CHINA: New Technology Deals Blow to Writing Mandarin Characters

Mitch Moxley

BEIJING, Aug 2 2010 (IPS) - Yu Daihai, a 23-year-old college graduate from Dandong city in northern Liaoning province, uses his computer and mobile phone everyday to communicate with his friends. But technology is having an unwanted side effect: Yu, like a growing number of young Chinese, is starting to forget how to write his native language.

A man browses books of Chinese calligraphy at an art market in Beijing. Credit: Mitch Moxley/IPS

A man browses books of Chinese calligraphy at an art market in Beijing. Credit: Mitch Moxley/IPS

When writing using computers and mobile phones, most Chinese type out the beginning of a word in ‘pinyin’ – the Romanised version of Mandarin – and are then presented with a range of characters to click on from the screen. “I type in pinyin, of course. It’s much easier,” Yu told IPS. “Chinese characters are very important – it’s the culture of China. But writing characters in proper stroke order is much more troublesome and complicated.”

It has been at least half a year since Yu last wrote anything by hand, and he is having difficulty even remembering how to do so. At a job fair in 2009, he was asked to write a personal resume on the spot. When he realised he could not remember how to write some of the characters or ‘hanzi’, he suggested he submit the resume online.

The problem is so common that the Chinese have invented a term for it: ‘tibiwangzi’, which translates into “take pen, forget character.”

A poll commissioned by ‘China Youth Daily’ newspaper in April found that 83 percent of the 2,072 respondents admitted having problems writing characters. Another survey by Dayang Net, a popular Guangzhou-based news portal, found that 80 percent of respondents acknowledged they have forgotten how to write some characters.

Many simply do not have to.
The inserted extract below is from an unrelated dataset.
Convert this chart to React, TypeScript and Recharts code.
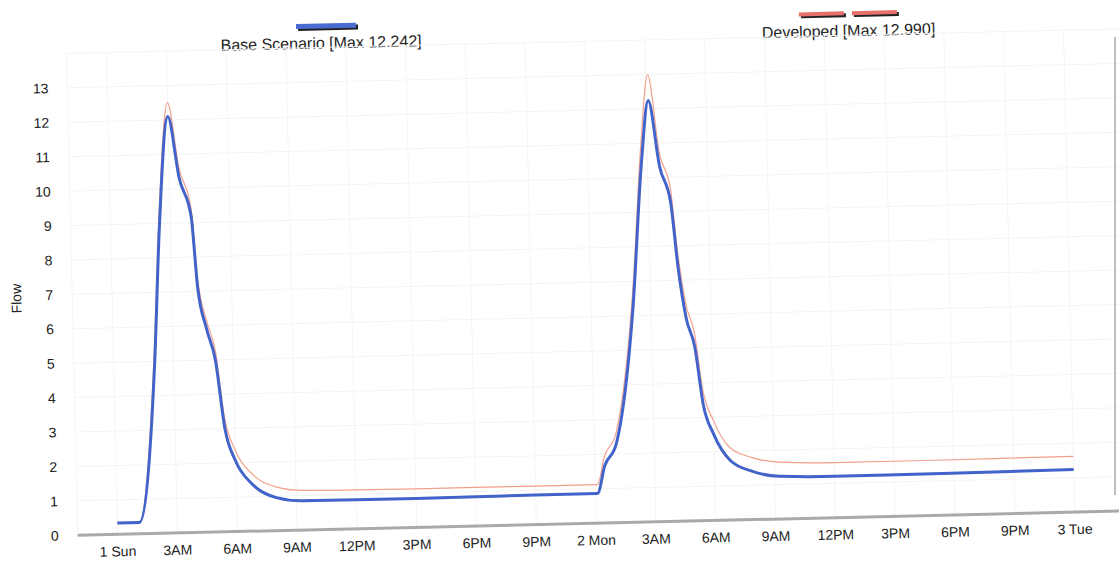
import React from "react";
import { LineChart, Line, XAxis, YAxis, CartesianGrid, Label } from "recharts";

// hours from "1 Sun" 00:00
const hours = [
  0, 1.1, 2.05, 2.45, 3.0, 3.5, 4.05, 4.3, 4.7, 5.1, 5.5, 6.0, 6.8, 8.0, 9.3,
  12, 15, 18, 21, 24.1, 24.5, 25.1, 26.1, 26.7, 27.1, 27.6, 28.1, 28.4, 28.75,
  29.15, 29.5, 30.0, 30.8, 31.9, 33.25, 36, 40, 44, 48,
];

const baseFlow = [
  0.33, 0.33, 4.9, 8.9, 12.1, 10.3, 9.2, 7.1, 5.9, 5.0, 3.0, 2.05, 1.37, 0.96, 0.85,
  0.84, 0.84, 0.85, 0.86, 0.86, 1.67, 2.29, 6.25, 10.5, 12.242, 10.3, 9.3, 7.4, 5.9,
  5.05, 3.4, 2.5, 1.73, 1.4, 1.24, 1.2, 1.21, 1.22, 1.24,
];

const developedFlow = [
  0.33, 0.33, 5.3, 9.3, 12.5, 10.6, 9.45, 7.4, 6.15, 5.3, 3.3, 2.35, 1.67, 1.27, 1.15,
  1.13, 1.12, 1.12, 1.12, 1.12, 1.95, 2.6, 6.7, 11.1, 12.99, 10.7, 9.7, 7.8, 6.3,
  5.45, 3.8, 2.9, 2.1, 1.8, 1.65, 1.6, 1.6, 1.61, 1.62,
];

const xTicks = [0, 3, 6, 9, 12, 15, 18, 21, 24, 27, 30, 33, 36, 39, 42, 45, 48];
const xTickLabels = [
  "1 Sun", "3AM", "6AM", "9AM", "12PM", "3PM", "6PM", "9PM", "2 Mon",
  "3AM", "6AM", "9AM", "12PM", "3PM", "6PM", "9PM", "3 Tue",
];
const yTicks = [0, 1, 2, 3, 4, 5, 6, 7, 8, 9, 10, 11, 12, 13];

const seriesNames = ["Base Scenario [Max 12.242]", "Developed [Max 12.990]"];

const data = hours.map((t, i) => ({
  t,
  base: baseFlow[i],
  developed: developedFlow[i],
}));

const FONT = "'Liberation Sans', Arial, sans-serif";

const FlowLabel = (props: any) => {
  const vb = props.viewBox || { x: 0, y: 0, width: 0, height: 0 };
  const cx = 21;
  const cy = vb.y + vb.height / 2 + 3;
  return (
    <text
      x={cx}
      y={cy}
      transform={`rotate(-90 ${cx} ${cy})`}
      textAnchor="middle"
      fontSize={14}
      fill="#222"
      fontFamily={FONT}
    >
      Flow
    </text>
  );
};

export default function App() {
  return (
    <div style={{ position: "absolute", left: 0, top: 0, width: 1119, height: 563, overflow: "hidden", background: "#fff" }}>
      <div
        style={{
          position: "absolute",
          left: 0,
          top: 0,
          width: 1119,
          height: 563,
          transform: "rotate(-1.33deg)",
          transformOrigin: "560px 281px",
          fontFamily: FONT,
        }}
      >
        <div
          style={{
            position: "absolute",
            left: 72,
            top: 18,
            width: 1037,
            display: "flex",
            fontSize: 16,
            color: "#222",
          }}
        >
          <div style={{ flex: 1, display: "flex", flexDirection: "column", alignItems: "center", paddingRight: 6 }}>
            <div
              style={{
                width: 60,
                height: 5,
                background: "#4a6bd2",
                boxShadow: "2px 2px 0 #222",
                marginBottom: 6,
                marginLeft: 10,
              }}
            />
            <div style={{ lineHeight: "18px" }}>{seriesNames[0]}</div>
          </div>
          <div style={{ flex: 1, display: "flex", flexDirection: "column", alignItems: "center", paddingLeft: 12 }}>
            <div style={{ display: "flex", gap: 8, marginBottom: 7 }}>
              <div style={{ width: 45, height: 4, background: "#e8706a", boxShadow: "2px 2px 0 #222" }} />
              <div style={{ width: 45, height: 4, background: "#e8706a", boxShadow: "2px 2px 0 #222" }} />
            </div>
            <div style={{ lineHeight: "18px" }}>{seriesNames[1]}</div>
          </div>
        </div>
        <LineChart
          width={1125}
          height={563}
          data={data}
          margin={{ top: 42, right: 0, bottom: 9, left: 0 }}
          style={{ position: "absolute", left: 0, top: 0 }}
        >
          <CartesianGrid stroke="#f4f4f4" strokeWidth={1} />
          <XAxis
            dataKey="t"
            type="number"
            domain={[-2, 50.8]}
            ticks={xTicks}
            height={30}
            tickFormatter={(v: number, i: number) => xTickLabels[i]}
            axisLine={{ stroke: "#a9a9a9", strokeWidth: 3 }}
            tickLine={false}
            tickSize={6}
            tickMargin={6}
            tick={{ fontSize: 14, fill: "#222", fontFamily: FONT }}
            interval={0}
            allowDataOverflow
          />
          <YAxis
            domain={[0, 14]}
            ticks={yTicks}
            width={72}
            axisLine={false}
            tickLine={false}
            tickSize={6}
            tickMargin={13}
            tick={{ fontSize: 14, fill: "#222", fontFamily: FONT }}
            interval={0}
            allowDataOverflow
          >
            <Label content={<FlowLabel />} />
          </YAxis>
          <Line
            type="monotone"
            dataKey="developed"
            stroke="#f2a08c"
            strokeWidth={1.2}
            dot={false}
            isAnimationActive={false}
          />
          <Line
            type="monotone"
            dataKey="base"
            stroke="#4263c9"
            strokeWidth={3}
            dot={false}
            isAnimationActive={false}
          />
        </LineChart>
      </div>
      <div
        style={{
          position: "absolute",
          left: 1114,
          top: 37,
          width: 2,
          height: 458,
          background: "#bdbdbd",
        }}
      />
    </div>
  );
}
The Dayang poll found that 43 percent of respondents use a computer all the time for their jobs, and another 43 percent write out characters only for signatures and for filling out a few lines on forms.


Experts say the biggest culprit in the decline of using characters is mobile phones. China sends more text messages than any other country in the world. Because phones rely on ‘pinyin’ for short messaging, typing is replacing the elaborate strokes that make up Mandarin characters, the oldest continually used writing system in the world.
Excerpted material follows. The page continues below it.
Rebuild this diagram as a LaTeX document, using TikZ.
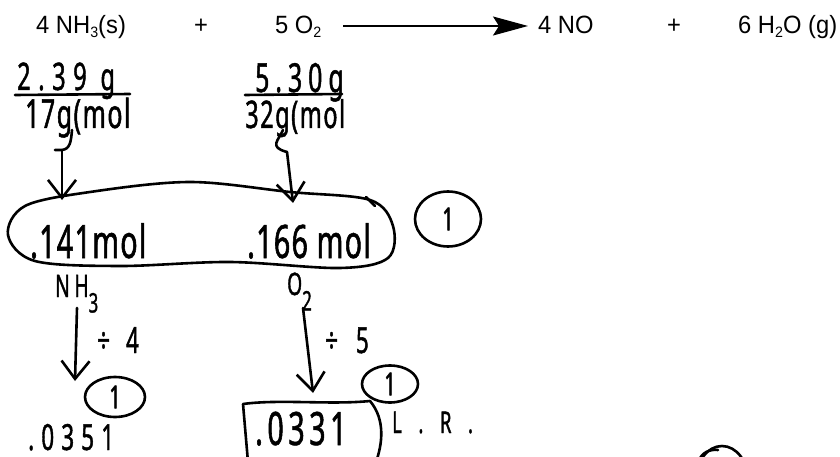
\documentclass[tikz,border=0pt]{standalone}
\usepackage{fontspec}
\setmainfont{Liberation Sans}[FakeStretch=0.95]
\newfontfamily\hand[FakeStretch=0.62,FakeBold=1.2]{Noto Sans}
\usetikzlibrary{arrows.meta,shapes.geometric}
\newcommand{\chsub}[1]{\raisebox{-0.15em}{\fontsize{15}{15}\selectfont #1}}
\newcommand{\hsub}[1]{\raisebox{-0.5em}{\fontsize{27}{27}\selectfont #1}}
\begin{document}
\begin{tikzpicture}[x=1pt,y=-1pt,
  print/.style={font=\fontsize{25}{25}\selectfont, inner sep=0pt, anchor=base west},
  hw/.style={inner sep=0pt, anchor=base west},
  ink/.style={line width=2.6pt, line cap=round, line join=round},
  handarrow/.style={ink, -{Straight Barb[length=18pt,width=28pt,line width=2.6pt]}},
  toparrow/.style={line width=1.6pt, -{Stealth[length=35pt,width=19pt,inset=6pt]}},
  circone/.style={ink, draw, ellipse, inner sep=0pt, font=\hand\fontsize{32}{32}\selectfont}
]
\useasboundingbox (0,0) rectangle (840,457);
\clip (0,0) rectangle (840,457);
\fill[white] (0,0) rectangle (840,457);

% printed equation
\node[print] (r1) at (36,34) {4 NH\chsub{3}(s)};
\node[print] (p1) at (194,34) {+};
\node[print] (r2) at (275,34) {5 O\chsub{2}};
\node[print] (q1) at (538,34) {4 NO};
\node[print] (p2) at (667,34) {+};
\node[print] (q2) at (738,34) {6 H\chsub{2}O (g)};
\coordinate (arA) at (343,26);
\coordinate (arB) at (528,26);
\draw[toparrow] (arA) -- (arB);

% fractions
\node[hw, font=\hand\fontsize{38}{38}\selectfont\addfontfeature{LetterSpace=20}] (n1) at (17,90) {2.39 g};
\draw[ink] (15,95) -- (130,94);
\node[hw, font=\hand\fontsize{40}{40}\selectfont\addfontfeature{LetterSpace=4}] (d1) at (25,128) {17g(mol};
\node[hw, font=\hand\fontsize{40}{40}\selectfont\addfontfeature{LetterSpace=15}] (n2) at (255,92) {5.30g};
\draw[ink] (245,95) -- (342,94);
\node[hw, font=\hand\fontsize{38}{38}\selectfont\addfontfeature{LetterSpace=4}] (d2) at (245,128) {32g(mol};

% curls and arrows to the blob
\coordinate (c1a) at (72,130);
\coordinate (c1b) at (62,150);
\coordinate (c1c) at (62,200);
\draw[ink] (c1a) .. controls (71,142) and (70,149) .. (c1b) -- (55,150);
\draw[handarrow] (c1b) -- (c1c);
\coordinate (c2a) at (283,130);
\coordinate (c2b) at (287,152);
\coordinate (c2c) at (293,203);
\draw[ink] (c2a) .. controls (279,140) and (268,147) .. (c2b);
\draw[handarrow] (c2b) -- (c2c);

% blob
\draw[ink] plot[smooth cycle, tension=0.55] coordinates {(8,235) (25,206) (90,192) (190,182) (290,192) (370,200) (393,226) (388,258) (340,268) (230,262) (120,266) (35,261)};
\draw[ink] (366,197) -- (375,206);
\node[hw, font=\hand\fontsize{46}{46}\selectfont\addfontfeature{LetterSpace=3}] (m1) at (30,258) {.141mol};
\node[hw, font=\hand\fontsize{46}{46}\selectfont\addfontfeature{LetterSpace=3}] (m2) at (247,258) {.166 mol};
\node[circone, minimum width=66pt, minimum height=55pt] (k1) at (448,219) {1};

% labels under blob
\node[hw, font=\hand\fontsize{31}{31}\selectfont\addfontfeature{LetterSpace=15}] (s1) at (55,297) {NH\hsub{3}};
\node[hw, font=\hand\fontsize{31}{31}\selectfont\addfontfeature{LetterSpace=15}] (s2) at (287,295) {O\hsub{2}};

% division arrows
\coordinate (e1a) at (77,308);
\coordinate (e1b) at (75,381);
\draw[handarrow] (e1a) -- (e1b);
\node[hw, font=\hand\fontsize{36}{36}\selectfont\addfontfeature{LetterSpace=45}] (f1) at (97,353) {÷4};
\coordinate (e2a) at (303,308);
\coordinate (e2b) at (313,393);
\draw[handarrow] (e2a) -- (e2b);
\node[hw, font=\hand\fontsize{36}{36}\selectfont\addfontfeature{LetterSpace=50}] (f2) at (325,353) {÷5};

% small circled ones
\node[circone, minimum width=60pt, minimum height=40pt] (k2) at (115,397) {1};
\node[circone, minimum width=56pt, minimum height=37pt] (k3) at (390,384) {1};

% results
\node[hw, font=\hand\fontsize{36}{36}\selectfont\addfontfeature{LetterSpace=20}] (v1) at (28,450) {.0351};
\draw[ink] (248,462) -- (243,404) .. controls (280,399) and (330,405) .. (370,401) .. controls (386,420) and (382,445) .. (376,462);
\node[hw, font=\hand\fontsize{46}{46}\selectfont\addfontfeature{LetterSpace=10}] (v2) at (255,445) {.0331};
\node[hw, font=\hand\fontsize{30}{30}\selectfont\addfontfeature{LetterSpace=55}] (lr) at (392,433) {L.R.};

% partial circle at bottom right
\draw[ink] (722,480) ellipse [x radius=26, y radius=34];
\draw[ink] (698,462) .. controls (702,452) and (710,449) .. (718,450);
\end{tikzpicture}
\end{document}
Each character in Mandarin can have one or more meanings and the language has many words that sound the same but have different meanings. The only way to learn a specific character’s meaning and match it with the right way to write it, is to memorise it.
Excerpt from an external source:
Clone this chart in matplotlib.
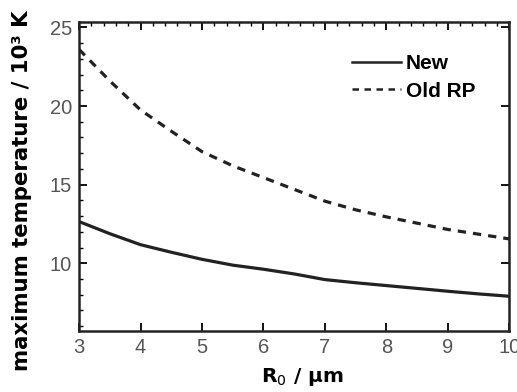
import matplotlib
matplotlib.use("Agg")
import matplotlib.pyplot as plt
from matplotlib.ticker import MultipleLocator

# ── data ──
r0 = [3.0, 3.5, 4.0, 4.5, 5.0, 5.5, 6.0, 6.5, 7.0, 7.5, 8.0, 8.5, 9.0, 9.5, 10.0]
t_new = [12.65, 11.88, 11.18, 10.70, 10.25, 9.88, 9.62, 9.32, 8.96, 8.76,
         8.58, 8.40, 8.22, 8.05, 7.90]
t_old = [23.6, 21.6, 19.75, 18.4, 17.1, 16.2, 15.45, 14.7, 13.95, 13.4,
         12.95, 12.55, 12.15, 11.85, 11.55]

fig = plt.figure(figsize=(5.17, 3.92), dpi=100)
ax = fig.add_axes([0.153, 0.156, 0.832, 0.788])

ax.plot(r0, t_new, color='#222222', lw=2.3, label='New')
ax.plot(r0, t_old, color='#222222', lw=2.3, dashes=(2.6, 2.2), label='Old RP')

ax.set_xlim(3, 10)
ax.set_ylim(5.7, 25.35)
ax.xaxis.set_major_locator(MultipleLocator(1))
ax.xaxis.set_minor_locator(MultipleLocator(0.2))
ax.yaxis.set_major_locator(MultipleLocator(5))
ax.yaxis.set_minor_locator(MultipleLocator(1))

ax.tick_params(which='major', direction='in', length=6, width=1.3,
               top=True, right=True, labelsize=14.5, labelcolor='#555555', pad=5)
ax.tick_params(which='minor', direction='in', length=3, width=1.0,
               top=True, bottom=False, left=True, right=False)
for lbl in ax.get_xticklabels() + ax.get_yticklabels():
    lbl.set_family('Liberation Sans')
for s in ax.spines.values():
    s.set_linewidth(1.8)
    s.set_color('#222222')

ax.set_xlabel('R$_0$ / µm', fontsize=14.5, fontweight='bold')
ax.xaxis.set_label_coords(0.52, -0.115)
ax.set_ylabel('maximum temperature / 10³ K', fontsize=15.3, fontweight='bold')
ax.yaxis.set_label_coords(-0.11, 0.455)

leg = ax.legend(loc='upper right', bbox_to_anchor=(0.921, 0.895), frameon=False,
                borderaxespad=0, borderpad=0,
                handlelength=2.35, handletextpad=0.25, labelspacing=0.4,
                prop={'family': 'Liberation Sans', 'weight': 'bold', 'size': 15})
for h in leg.get_lines():
    h.set_linewidth(1.8)

fig.savefig('out.png', dpi=100)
Characters date back to 1200 B.C., when pictographs, called “oracle bones,” were first carved into bones and turtle shells.

In truth, there have been movements throughout Chinese history to abolish the use of characters. Mao Zedong wanted to scrap them entirely before deciding instead to simplify some in an attempt to promote wider reading, in what is today known as ‘simplified Chinese’. Today, Hong Kong, Taiwan and Macau, as well as some overseas Chinese communities, still use traditional characters.

Lu Jianming, a professor in the Department of Chinese at Peking University, said characters have been simplified throughout Chinese history, and the latest round of simplification under Mao helped improve literacy rates.

To learn Mandarin, Chinese children spend a lot of time memorising and copying characters, which are core to learning the language. By age 15, Chinese students will have learned to write a minimum of 3,000 characters.

At the same time, characters are more than simply a writing system for many Chinese – they are an integral part of spiritual and cultural identity, thought even to improve concentration and longevity.

“It is the essence of Chinese culture,” Lu told IPS.

But students are grappling with difficulties in remembering how to write many words and characters, as a growing number rely on computers for their schoolwork. A survey conducted in Chongqing municipality found that 65 percent of pupils only write characters while taking notes in class or when taking exams, according to ‘Chongqing Daily’. Over 75 percent of students said they thought writing by hand could be totally replaced by computers.

The Chinese government is starting to take action. In 2008, the Ministry of Education found that 60 percent of the 3,000 teachers it surveyed complained about a decline in writing ability among their students. Last year, the ministry launched a writing competition with 10 million participants and has now initiated programmes to encourage more handwriting at schools.

In 2009, university educators held the first nationwide conference on the problem with ‘hanzi’. They discussed making students submit handwritten papers, instead of typed versions.

Wu Bailing, a calligraphy teacher at the Teacher Training College in Dandong, has studied calligraphy for 20 years and taught the subject for 10. He said schools should focus on teaching students calligraphy to ensure that handwritten characters become part of a student’s daily life.

Wu remains confident that the Mandarin characters will not be going anywhere. “Characters are China’s greatest accomplishment,” Wu told IPS. “The character at its core is Chinese culture, and it won’t be replaced by any advanced technology.”